Prompt: Gather every line of the entries that includes the word "script".

Records provided:
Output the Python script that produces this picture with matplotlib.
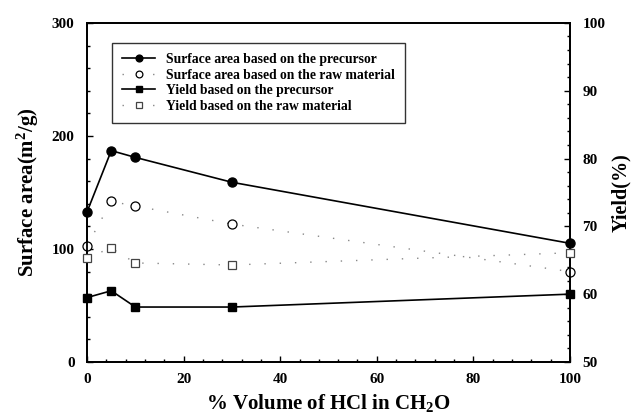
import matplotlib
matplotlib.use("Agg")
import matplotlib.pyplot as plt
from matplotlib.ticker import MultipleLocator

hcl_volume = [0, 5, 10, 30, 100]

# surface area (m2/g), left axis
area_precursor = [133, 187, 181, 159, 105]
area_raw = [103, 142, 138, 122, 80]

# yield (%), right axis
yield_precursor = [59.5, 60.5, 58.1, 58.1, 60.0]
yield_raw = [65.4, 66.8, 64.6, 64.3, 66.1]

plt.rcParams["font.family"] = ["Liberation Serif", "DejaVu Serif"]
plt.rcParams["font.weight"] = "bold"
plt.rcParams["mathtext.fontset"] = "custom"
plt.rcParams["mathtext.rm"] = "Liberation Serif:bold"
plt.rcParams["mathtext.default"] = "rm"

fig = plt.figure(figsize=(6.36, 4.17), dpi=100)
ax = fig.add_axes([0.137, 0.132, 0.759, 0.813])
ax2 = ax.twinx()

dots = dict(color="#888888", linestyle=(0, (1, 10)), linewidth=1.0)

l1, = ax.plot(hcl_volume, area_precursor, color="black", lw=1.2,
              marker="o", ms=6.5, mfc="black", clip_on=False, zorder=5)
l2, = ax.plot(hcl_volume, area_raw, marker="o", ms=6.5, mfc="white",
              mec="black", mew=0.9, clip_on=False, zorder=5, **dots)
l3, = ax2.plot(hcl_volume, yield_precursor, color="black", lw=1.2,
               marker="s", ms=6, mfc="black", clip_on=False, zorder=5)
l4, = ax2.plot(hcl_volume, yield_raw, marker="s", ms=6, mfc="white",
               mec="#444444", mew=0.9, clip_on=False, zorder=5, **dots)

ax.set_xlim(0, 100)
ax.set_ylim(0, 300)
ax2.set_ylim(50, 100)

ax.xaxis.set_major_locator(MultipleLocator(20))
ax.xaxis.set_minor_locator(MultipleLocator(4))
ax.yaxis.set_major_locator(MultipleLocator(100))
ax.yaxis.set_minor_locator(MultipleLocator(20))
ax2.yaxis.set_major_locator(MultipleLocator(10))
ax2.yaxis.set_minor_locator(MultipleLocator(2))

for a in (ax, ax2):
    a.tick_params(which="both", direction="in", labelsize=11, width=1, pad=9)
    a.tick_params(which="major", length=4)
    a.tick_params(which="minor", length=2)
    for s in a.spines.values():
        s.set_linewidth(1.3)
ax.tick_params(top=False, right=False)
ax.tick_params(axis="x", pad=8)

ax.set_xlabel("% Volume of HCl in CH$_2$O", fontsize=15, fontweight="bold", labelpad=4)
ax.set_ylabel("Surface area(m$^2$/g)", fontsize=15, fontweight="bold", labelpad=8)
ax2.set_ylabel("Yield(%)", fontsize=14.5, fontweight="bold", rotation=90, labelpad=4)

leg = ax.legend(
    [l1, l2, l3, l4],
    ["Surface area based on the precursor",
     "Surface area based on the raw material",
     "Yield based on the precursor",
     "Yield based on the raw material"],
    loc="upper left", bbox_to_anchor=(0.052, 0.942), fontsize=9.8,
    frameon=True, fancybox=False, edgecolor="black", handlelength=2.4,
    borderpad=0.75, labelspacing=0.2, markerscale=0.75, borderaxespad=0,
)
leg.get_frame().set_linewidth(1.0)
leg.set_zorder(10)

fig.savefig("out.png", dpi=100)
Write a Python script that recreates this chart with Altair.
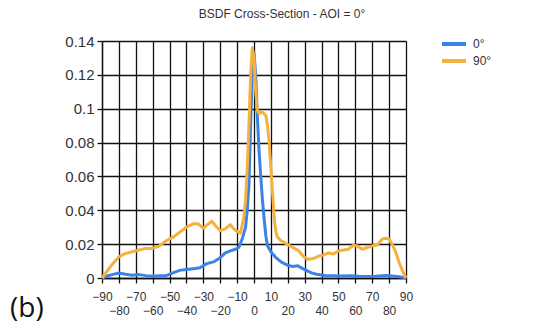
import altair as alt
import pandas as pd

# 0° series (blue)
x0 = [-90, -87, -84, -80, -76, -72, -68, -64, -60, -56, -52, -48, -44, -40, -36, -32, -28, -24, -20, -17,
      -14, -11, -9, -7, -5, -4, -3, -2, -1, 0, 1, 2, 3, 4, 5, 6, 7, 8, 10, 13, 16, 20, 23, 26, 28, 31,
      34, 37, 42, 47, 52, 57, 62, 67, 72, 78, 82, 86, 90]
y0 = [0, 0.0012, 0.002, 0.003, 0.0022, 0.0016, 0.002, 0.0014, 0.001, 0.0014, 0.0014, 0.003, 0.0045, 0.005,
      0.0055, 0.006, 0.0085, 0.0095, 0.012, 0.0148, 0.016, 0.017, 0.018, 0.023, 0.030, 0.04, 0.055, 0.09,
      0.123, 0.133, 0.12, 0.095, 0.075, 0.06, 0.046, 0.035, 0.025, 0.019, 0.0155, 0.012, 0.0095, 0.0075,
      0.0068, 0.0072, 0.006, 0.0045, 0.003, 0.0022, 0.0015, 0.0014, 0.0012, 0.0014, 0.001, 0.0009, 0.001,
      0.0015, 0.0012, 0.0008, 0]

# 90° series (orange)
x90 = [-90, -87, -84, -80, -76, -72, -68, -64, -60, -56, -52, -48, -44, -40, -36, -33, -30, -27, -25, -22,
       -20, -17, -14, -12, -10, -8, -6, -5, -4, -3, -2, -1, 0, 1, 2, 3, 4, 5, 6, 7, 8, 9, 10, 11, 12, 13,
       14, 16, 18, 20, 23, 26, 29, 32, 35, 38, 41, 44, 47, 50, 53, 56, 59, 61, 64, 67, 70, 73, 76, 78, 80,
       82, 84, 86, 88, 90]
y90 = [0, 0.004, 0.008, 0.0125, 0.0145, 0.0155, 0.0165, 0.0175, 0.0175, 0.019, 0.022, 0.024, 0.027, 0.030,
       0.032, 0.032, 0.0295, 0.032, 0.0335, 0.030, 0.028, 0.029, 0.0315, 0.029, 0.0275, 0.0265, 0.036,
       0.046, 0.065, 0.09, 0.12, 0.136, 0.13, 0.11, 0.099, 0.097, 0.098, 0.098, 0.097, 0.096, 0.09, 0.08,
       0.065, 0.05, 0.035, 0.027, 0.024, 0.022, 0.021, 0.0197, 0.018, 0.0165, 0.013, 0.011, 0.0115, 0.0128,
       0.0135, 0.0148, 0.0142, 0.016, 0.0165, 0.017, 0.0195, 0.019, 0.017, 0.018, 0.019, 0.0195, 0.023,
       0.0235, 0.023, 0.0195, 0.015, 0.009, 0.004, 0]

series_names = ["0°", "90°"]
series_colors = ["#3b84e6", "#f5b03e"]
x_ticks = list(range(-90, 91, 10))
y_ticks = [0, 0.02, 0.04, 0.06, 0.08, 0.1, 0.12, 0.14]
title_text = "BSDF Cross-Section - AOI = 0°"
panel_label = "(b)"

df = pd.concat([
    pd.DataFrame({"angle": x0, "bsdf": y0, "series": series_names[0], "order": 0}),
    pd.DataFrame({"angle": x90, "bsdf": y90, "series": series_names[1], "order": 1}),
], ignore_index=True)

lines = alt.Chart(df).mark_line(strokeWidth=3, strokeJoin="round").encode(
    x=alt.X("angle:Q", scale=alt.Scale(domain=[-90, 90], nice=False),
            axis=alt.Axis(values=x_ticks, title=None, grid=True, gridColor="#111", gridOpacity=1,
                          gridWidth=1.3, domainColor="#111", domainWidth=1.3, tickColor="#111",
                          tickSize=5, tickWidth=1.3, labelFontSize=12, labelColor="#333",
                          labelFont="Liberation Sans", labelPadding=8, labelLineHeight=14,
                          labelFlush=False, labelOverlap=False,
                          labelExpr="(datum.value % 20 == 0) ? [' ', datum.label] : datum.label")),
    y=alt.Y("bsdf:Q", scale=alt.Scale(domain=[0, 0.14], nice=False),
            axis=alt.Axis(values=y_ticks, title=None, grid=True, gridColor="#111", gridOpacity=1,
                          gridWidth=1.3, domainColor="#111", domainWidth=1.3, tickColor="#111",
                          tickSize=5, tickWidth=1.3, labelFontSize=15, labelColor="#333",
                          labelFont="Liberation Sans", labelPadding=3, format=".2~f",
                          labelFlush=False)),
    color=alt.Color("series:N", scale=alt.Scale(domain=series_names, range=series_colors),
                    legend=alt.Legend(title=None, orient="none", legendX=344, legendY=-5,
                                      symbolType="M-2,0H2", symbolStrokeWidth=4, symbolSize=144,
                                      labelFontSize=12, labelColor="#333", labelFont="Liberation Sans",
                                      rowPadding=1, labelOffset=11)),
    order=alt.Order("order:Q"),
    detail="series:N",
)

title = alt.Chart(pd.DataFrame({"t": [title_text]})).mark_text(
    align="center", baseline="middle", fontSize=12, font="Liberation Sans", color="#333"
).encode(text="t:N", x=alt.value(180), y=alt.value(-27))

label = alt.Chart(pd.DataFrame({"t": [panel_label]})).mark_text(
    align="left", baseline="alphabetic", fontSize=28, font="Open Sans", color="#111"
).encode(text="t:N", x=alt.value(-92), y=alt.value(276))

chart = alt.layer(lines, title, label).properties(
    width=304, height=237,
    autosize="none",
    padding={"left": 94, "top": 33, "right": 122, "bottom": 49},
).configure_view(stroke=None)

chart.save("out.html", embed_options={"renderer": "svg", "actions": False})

Finished answer:
Output the Python script that produces this picture with matplotlib.
Write a Python script that recreates this chart with Altair.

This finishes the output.